Astromagic Talismanic Astrology
Astromagic is the branch of astrology that tries to do something with timing rather than merely describe it. Instead of stopping at delineation, it asks how a practitioner can align prayer, ritual, offerings, images, talismans, and remedial actions with a specific planetary or stellar current. Talismanic astrology is the most concentrated form of that idea: a material object is made, engraved, consecrated, or dedicated during a carefully chosen election so that it carries the symbolism of the moment into ongoing use.
That does not make astromagic separate from the rest of astrology.
It depends on the same foundations
sect, dignity, lunar condition, house relevance, and sound chart judgment.
The difference is practical emphasis
Natal astrology asks what a chart means. Astromagic asks what time is fit for action and what materials best embody the chosen influence.
What Belongs In This Category
This section of the wiki covers the main moving parts of astromagic:
- elections and inception charts
- planetary hours and days
- planetary correspondences
- incenses, hymns, offerings, and devotional forms
- talisman creation
- fixed-star and lunar-mansion magic
- practical remediation and alignment
Some readers come here for historical understanding and some for practice.
Both approaches belong
Astromagic makes more sense when the history is clear, and historical texts become easier to read once the practical questions are visible.
Historical Frame
The tradition is layered.
Hellenistic astrology gives much of the technical backbone
planets, dignities, houses, aspects, and electional logic. Arabic and medieval sources intensify the practical magical use of that framework, especially around elections, lunar mansions, talismans, and image magic. Renaissance writers like Ficino and Agrippa preserve and reinterpret the tradition in ways that shape most modern discussions.
The result is not one single school
It is a family of methods that all assume the heavens can be read for opportune action, and that matter can be organized in sympathy with celestial patterns.
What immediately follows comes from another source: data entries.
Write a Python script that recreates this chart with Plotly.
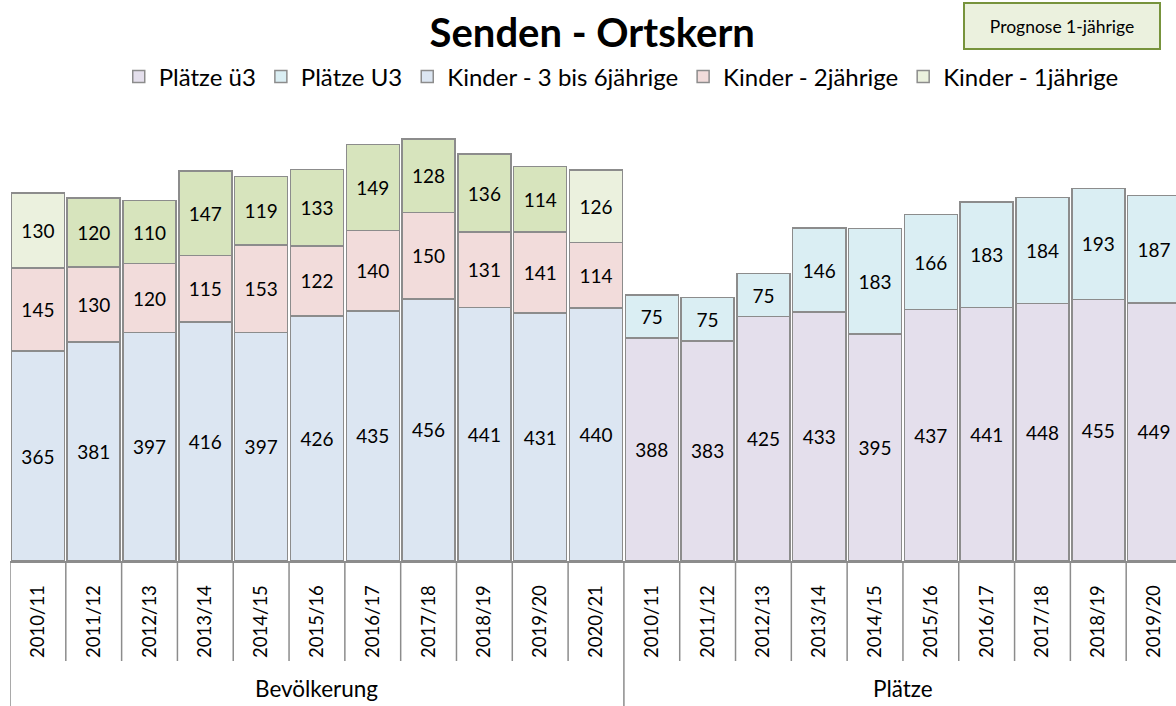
import plotly.graph_objects as go

# ---------------- data ----------------
years_bev = ["2010/11", "2011/12", "2012/13", "2013/14", "2014/15", "2015/16",
             "2016/17", "2017/18", "2018/19", "2019/20", "2020/21"]
years_pl = ["2010/11", "2011/12", "2012/13", "2013/14", "2014/15", "2015/16",
            "2016/17", "2017/18", "2018/19", "2019/20"]
groups = ["Bevölkerung", "Plätze"]

kinder_3_6 = [365, 381, 397, 416, 397, 426, 435, 456, 441, 431, 440]
kinder_2 = [145, 130, 120, 115, 153, 122, 140, 150, 131, 141, 114]
kinder_1 = [130, 120, 110, 147, 119, 133, 149, 128, 136, 114, 126]
prognose_1 = [True, False, False, False, False, False, False, False, False, False, True]

plaetze_ue3 = [388, 383, 425, 433, 395, 437, 441, 448, 455, 449]
plaetze_u3 = [75, 75, 75, 146, 183, 166, 183, 184, 193, 187]

# ---------------- styling ----------------
FONT = "Lato"
C_UE3 = "#E4DFEC"
C_U3 = "#DAEEF3"
C_K36 = "#DCE6F2"
C_K2 = "#F2DCDB"
C_K1 = "#D7E4BD"
C_K1_PROG = "#EBF1DE"
EDGE = "#8C8C8C"

n_bev = len(years_bev)
n_pl = len(years_pl)
n_all = n_bev + n_pl
x_bev = list(range(n_bev))
x_pl = list(range(n_bev, n_all))

# body margin is removed below, so figure origin == page origin;
# the figure is a bit wider than the window (last column is clipped, as in the original)
W, H = 1182, 706
PLOT_LEFT, PLOT_RIGHT, PLOT_TOP, PLOT_BOTTOM = 9.5, 1182, 115, 561  # page px
ML = PLOT_LEFT
MR = W - PLOT_RIGHT
MT = PLOT_TOP
MB = H - PLOT_BOTTOM
plot_h = PLOT_BOTTOM - PLOT_TOP
plot_w = PLOT_RIGHT - PLOT_LEFT


def py(ypx):
    return (PLOT_BOTTOM - ypx) / plot_h


def px(xpx):
    return (xpx - PLOT_LEFT) / plot_w


fig = go.Figure()

common = dict(
    texttemplate="%{y}",
    textposition="inside",
    insidetextanchor="middle",
    textangle=0,
    textfont=dict(family=FONT, size=19, color="#000000"),
)

fig.add_trace(go.Bar(name="Plätze ü3", x=x_pl, y=plaetze_ue3,
                     marker=dict(color=C_UE3, line=dict(color=EDGE, width=1.5)), **common))
fig.add_trace(go.Bar(name="Plätze U3", x=x_pl, y=plaetze_u3,
                     marker=dict(color=C_U3, line=dict(color=EDGE, width=1.5)), **common))
fig.add_trace(go.Bar(name="Kinder - 3 bis 6jährige", x=x_bev, y=kinder_3_6,
                     marker=dict(color=C_K36, line=dict(color=EDGE, width=1.5)), **common))
fig.add_trace(go.Bar(name="Kinder - 2jährige", x=x_bev, y=kinder_2,
                     marker=dict(color=C_K2, line=dict(color=EDGE, width=1.5)), **common))
fig.add_trace(go.Bar(name="Kinder - 1jährige", x=x_bev, y=kinder_1,
                     marker=dict(color=[C_K1_PROG if p else C_K1 for p in prognose_1],
                                 line=dict(color=EDGE, width=1.5)), **common))

shapes = []
for b in range(n_all + 1):
    xb = b - 0.5
    long_line = b in (0, n_bev, n_all)
    shapes.append(dict(type="line", xref="x", yref="paper", x0=xb, x1=xb,
                       y0=0, y1=py(712) if long_line else py(661),
                       line=dict(color=EDGE, width=1.5)))

annotations = [
    dict(text=groups[0], xref="x", yref="paper", x=(x_bev[0] + x_bev[-1]) / 2, y=py(688),
         showarrow=False, font=dict(family=FONT, size=22.5, color="#000000"),
         xanchor="center", yanchor="middle"),
    dict(text=groups[1], xref="x", yref="paper", x=(x_pl[0] + x_pl[-1]) / 2, y=py(688),
         showarrow=False, font=dict(family=FONT, size=22.5, color="#000000"),
         xanchor="center", yanchor="middle"),
    dict(text="Prognose 1-jährige", xref="paper", yref="paper", x=px(1062), y=py(26),
         showarrow=False, font=dict(family=FONT, size=17.5, color="#000000"),
         xanchor="center", yanchor="middle", width=192, height=42,
         bgcolor=C_K1_PROG, bordercolor="#77933C", borderwidth=2),
]

fig.update_layout(
    width=W, height=H,
    margin=dict(l=ML, r=MR, t=MT, b=MB, pad=0),
    paper_bgcolor="white", plot_bgcolor="white",
    barmode="stack", bargap=0.05,
    title=dict(text="<b>Senden - Ortskern</b>", x=px(592), xref="paper", xanchor="center",
               y=1 - 33 / H, yanchor="middle",
               font=dict(family=FONT, size=40, color="#000000")),
    legend=dict(orientation="h", x=px(621), xanchor="center", y=py(77), yanchor="middle",
                font=dict(family=FONT, size=24, color="#000000"), traceorder="normal",
                bgcolor="rgba(0,0,0,0)"),
    xaxis=dict(range=[-0.5, n_all - 0.5], tickmode="array",
               tickvals=x_bev + x_pl, ticktext=years_bev + years_pl,
               tickangle=-90, tickfont=dict(family=FONT, size=18.5, color="#000000"),
               showline=True, linecolor=EDGE, linewidth=1.5, ticks="",
               showgrid=False, zeroline=False, ticklabelstandoff=15),
    yaxis=dict(range=[0, plot_h / 0.575], visible=False, showgrid=False, zeroline=False),
    shapes=shapes,
    annotations=annotations,
    showlegend=True,
)

fig.write_html("out.html", config={"displayModeBar": False},
               post_script="document.body.style.margin='0';document.body.style.overflow='hidden';")
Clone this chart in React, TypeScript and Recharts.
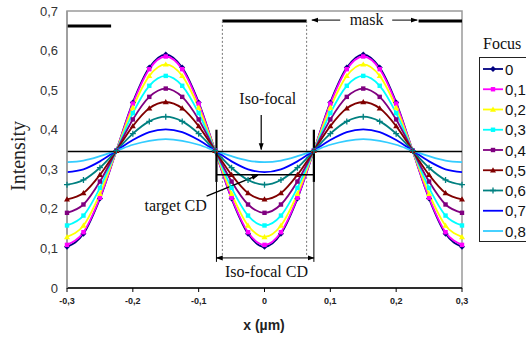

How To Approach Astromagic Safely
The easiest way to get lost in astromagic is to start with exotic symbolism and skip the chart. The safer order is the reverse:
- Define the purpose of the work.
- Identify the planet or star that rules the matter.
- Judge whether the timing is actually supportive.
- Choose minimal correspondences that match the aim.
- Perform the work with restraint, documentation, and ethical clarity.
This keeps astromagic from collapsing into aesthetic collage
The strongest operations are usually the clearest ones.
Best Starting Pages
If you are new to the section, start here:
Then move into the fuller astromagic-talismanic pages:
- Electional Timing
- Planetary Hours
- Planetary Days
- Planetary Invocations
- Talisman Creation
- Fixed Star Magic
- Lunar Mansions Magic
A Practical Reading Of The Category
Think of the category as three linked layers.
The first layer is timing
This includes elections, planetary hours, and lunar condition. Without timing, the rest of the work loses definition.
The second layer is correspondence
This includes metals, colors, herbs, incenses, stones, prayers, and images. These give the working form.
The third layer is intention and conduct
This includes vows, charity, offerings, devotional attention, and the discipline to match the symbolism with real action.
When all three layers agree, the practice becomes legible. When they conflict, the work becomes noisy.
Fixed Stars And Talismanic Work
The category also includes star-based work because many practitioners eventually move from planetary magic to stellar timing. Fixed stars and Behenian stars demand more discrimination, not less. They often bring stronger mythic coloration, more sensitivity to visibility and location, and more dependence on precise elections.
For that reason, readers interested in stellar work should pair this section with Fixed Stars & Stellar Astrology and Behenian Stars Magical Traditions.
What This Section Tries To Do
This section is not trying to flatten astromagic into either blind belief or academic distance.
It is trying to make the material readable
Some pages lean historical, some practical, and some symbolic. The aim is to give readers enough structure to tell the difference between:
- a planetary election and a generic good time
- a talisman and a decorative object
- a correspondence and a random aesthetic choice
- a devotional remedy and a superstitious shortcut
That distinction is what makes the whole section useful. Astromagic becomes clearer as soon as timing, symbolism, and action are read together.